Un chevalier, se rendant au pèlerinage de notre sainte pour y prier, amenait avec lui un jeune homme qui était muet de naissance. Ils célébrèrent, selon la coutume, la sainte veille. Dès que l’aurore, abandonnant la couche de Titon, se fut levée, le muet parla distinctement; les prémices de sa parole furent une action de grâces à sa bienfaitrice. Le chevalier qui l’avait amené, rempli de joie à la vue de ce miracle, rendit grâces avec allégresse, lui aussi, à la sainte, et retourna dans son pays. L’année suivante, il revint auprès de sainte Foy, en compagnie d’un autre muet; par l’effet de la divine miséricorde il le ramena aussi bien guéri que le premier. Une troisième fois, le soldat, se rendant encore au même pèlerinage, rencontre, sur son chemin, un muet nommé Gozmar, qui s’adresse à lui et lui demande l’aumône par un simple mouvement des lèvres. Le chevalier le prend en croupe et l’amène auprès de la sainte afin d’obtenir d’elle sa guérison, comme il avait obtenu celle des deux autres. En entrant dans l’église, il donne un cierge au muet et adresse à la sainte de longues prières pour tous deux. Mais le muet ne recouvrait pas la parole. A la fin, le chevalier, attribuant cet insuccès à ses péchés, s’écria:

« O grande sainte, les années précédentes vous m’avez accordé deux fois la faveur d’un miracle; deux fois je m’en suis retourné d’ici plein de joie. Mais cette année, je le vois bien, mes péchés me rendent indigne de recevoir le bienfait auquel votre bonté m’avait accoutumé. Je présume que mon âme doit être souillée de quelque péché, puisque j’ai la douleur de me voir privé des faveurs qui m’étaient accordées jusqu’ici. »

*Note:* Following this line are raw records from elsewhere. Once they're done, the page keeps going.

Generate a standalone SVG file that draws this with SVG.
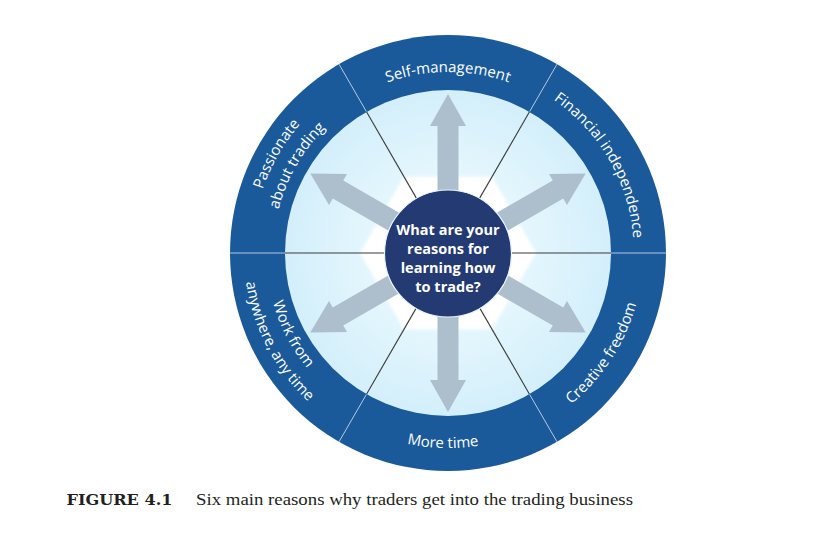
<svg xmlns="http://www.w3.org/2000/svg" width="830" height="548" viewBox="0 0 830 548">
<style>
.ring{fill:#1a5a9b}
.lbl{font-family:"Open Sans","Noto Sans",sans-serif;font-size:15px;fill:#ffffff}
.ctr{font-family:"Open Sans","Noto Sans",sans-serif;font-size:14.5px;font-weight:700;fill:#ffffff;text-anchor:middle}
.dark{stroke:#3a3a3a;stroke-width:1.1;fill:none}
.light{stroke:#c4d6ea;stroke-width:0.9;fill:none}
.arrow{fill:#adbfcc}
</style>
<defs>
<radialGradient id="inner" cx="448" cy="253" r="163" gradientUnits="userSpaceOnUse">
<stop offset="0.3" stop-color="#ebf9fe"/>
<stop offset="1" stop-color="#d3effb"/>
</radialGradient>
<filter id="soft" x="-20%" y="-20%" width="140%" height="140%"><feGaussianBlur stdDeviation="1.6"/></filter>
<path id="arrowShape" d="M50,-10.5 L127,-10.5 L127,-18 L159,0 L127,18 L127,10.5 L50,10.5 Z"/>
<path id="pSelf" d="M291.25,162.5 A181,181 0 0 1 604.75,162.5"/>
<path id="pFin" d="M448,67 A186,186 0 0 1 609.08,346"/>
<path id="pPas1" d="M278.27,351 A196,196 0 0 1 448,57"/>
<path id="pPas2" d="M296.45,340.5 A175,175 0 0 1 448,78"/>
<path id="pCre" d="M437.8,447.7 A195,195 0 0 0 621.75,164.47"/>
<path id="pMore" d="M276.6,346.05 A195,195 0 0 0 614.3,354.9"/>
<path id="pWork1" d="M294.5,155.2 A182,182 0 0 0 440.1,434.8"/>
<path id="pWork2" d="M275.9,143.4 A204,204 0 0 0 439.1,456.8"/>
</defs>
<rect width="830" height="548" fill="#ffffff"/>

<g id="wheel">
<circle class="ring" cx="448" cy="253" r="218"/>
<circle cx="448" cy="253" r="163" fill="url(#inner)"/>
<polygon points="536,253 492,176.8 404,176.8 360,253 404,329.2 492,329.2" fill="#ffffff" filter="url(#soft)"/>
<g id="dividers">
<line class="light" x1="230" y1="253" x2="285" y2="253"/>
<line class="light" x1="611" y1="253" x2="666" y2="253"/>
<line class="light" x1="339" y1="64.2" x2="366.5" y2="111.8"/>
<line class="light" x1="557" y1="64.2" x2="529.5" y2="111.8"/>
<line class="light" x1="339" y1="441.8" x2="366.5" y2="394.2"/>
<line class="light" x1="557" y1="441.8" x2="529.5" y2="394.2"/>
<line class="dark" x1="285" y1="253" x2="385" y2="253"/>
<line class="dark" x1="511" y1="253" x2="611" y2="253"/>
<line class="dark" x1="366.5" y1="111.8" x2="416.5" y2="198.4"/>
<line class="dark" x1="529.5" y1="111.8" x2="479.5" y2="198.4"/>
<line class="dark" x1="366.5" y1="394.2" x2="416.5" y2="307.6"/>
<line class="dark" x1="529.5" y1="394.2" x2="479.5" y2="307.6"/>
</g>
</g>

<g id="connectors">
<use href="#arrowShape" class="arrow" transform="translate(448 253) rotate(-90)"/>
<use href="#arrowShape" class="arrow" transform="translate(448 253) rotate(90)"/>
<use href="#arrowShape" class="arrow" transform="translate(448 253) rotate(-30)"/>
<use href="#arrowShape" class="arrow" transform="translate(448 253) rotate(30)"/>
<use href="#arrowShape" class="arrow" transform="translate(448 253) rotate(-150)"/>
<use href="#arrowShape" class="arrow" transform="translate(448 253) rotate(150)"/>
</g>

<g id="center">
<circle cx="448" cy="253.5" r="63.5" fill="#233a72" stroke="#e8f4fb" stroke-width="1.2"/>
<text class="ctr" x="448" y="235">What are your</text>
<text class="ctr" x="448" y="254">reasons for</text>
<text class="ctr" x="448" y="273">learning how</text>
<text class="ctr" x="448" y="292">to trade?</text>
</g>

<g id="self-management">
<text class="lbl" text-anchor="middle"><textPath href="#pSelf" startOffset="50%">Self-management</textPath></text>
</g>
<g id="financial-independence">
<text class="lbl" text-anchor="middle"><textPath href="#pFin" startOffset="50%">Financial independence</textPath></text>
</g>
<g id="creative-freedom">
<text class="lbl" text-anchor="middle"><textPath href="#pCre" startOffset="50%">Creative freedom</textPath></text>
</g>
<g id="more-time">
<text class="lbl" text-anchor="middle"><textPath href="#pMore" startOffset="50%">More time</textPath></text>
</g>
<g id="work-from-anywhere">
<text class="lbl" text-anchor="middle"><textPath href="#pWork1" startOffset="50%">Work from</textPath></text>
<text class="lbl" text-anchor="middle"><textPath href="#pWork2" startOffset="50%">anywhere, any time</textPath></text>
</g>
<g id="passionate">
<text class="lbl" text-anchor="middle"><textPath href="#pPas1" startOffset="50%">Passionate</textPath></text>
<text class="lbl" text-anchor="middle"><textPath href="#pPas2" startOffset="50%">about trading</textPath></text>
</g>

<g id="caption">
<text x="66.5" y="505" font-family="'DejaVu Serif',serif" font-weight="700" font-size="15.5" fill="#231f20" textLength="106" lengthAdjust="spacingAndGlyphs">FIGURE 4.1</text>
<text x="196" y="505" font-family="'Liberation Serif',serif" font-size="17" fill="#231f20" textLength="437" lengthAdjust="spacingAndGlyphs">Six main reasons why traders get into the trading business</text>
</g>
</svg>
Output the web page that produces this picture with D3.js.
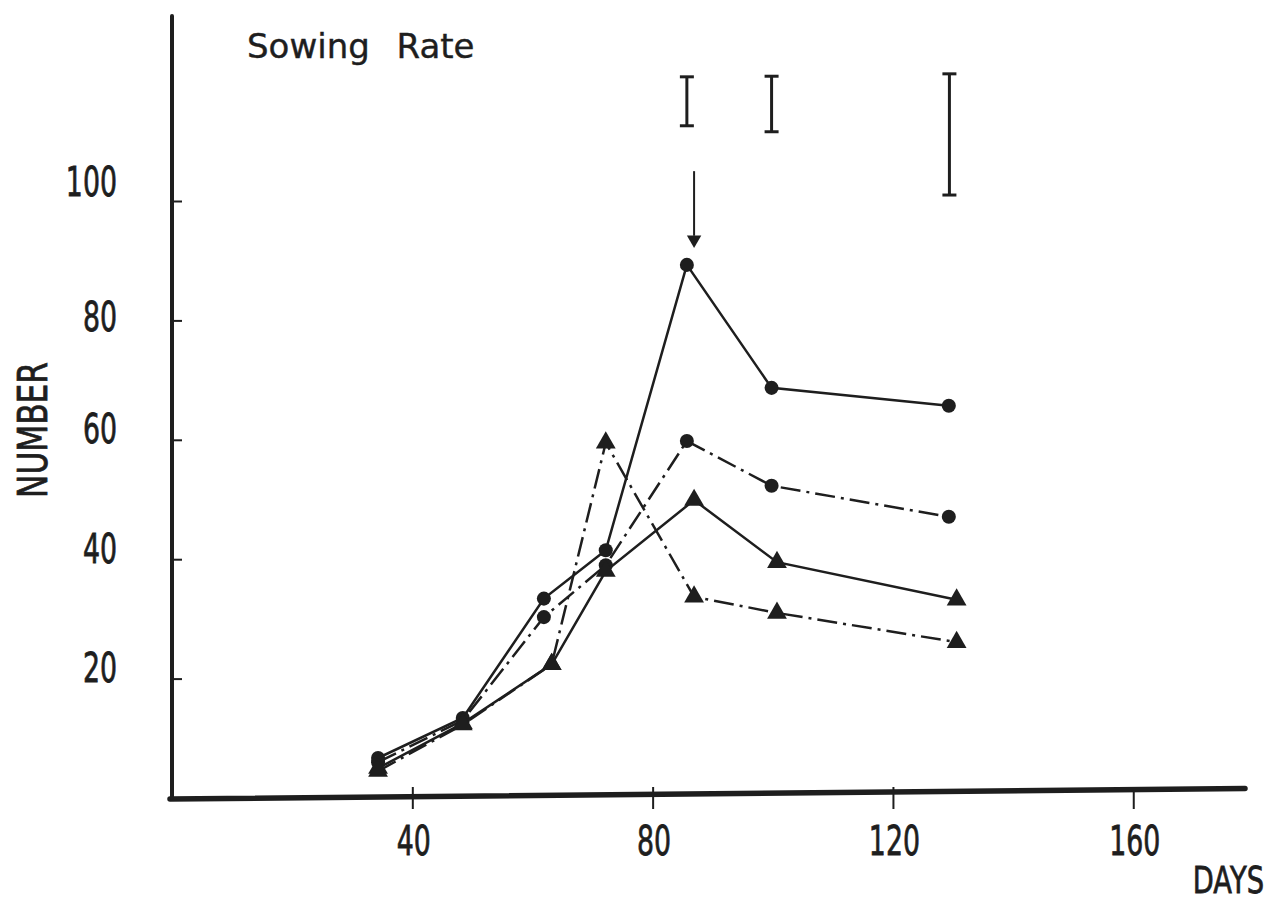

Ayant ainsi exhalé sa plainte:

« Allons à l’hôtellerie, dit-il, et après y avoir restauré nos forces, nous viendrons prendre congé de la sainte et nous partirons. »

Ils avaient à peine traversé la moitié de la basilique, que le muet, par un effet de la volonté divine, s’écria distinctement:

« Auparavant, mon seigneur, je dois offrir ce cierge, car je n’en ai pas encore offert. »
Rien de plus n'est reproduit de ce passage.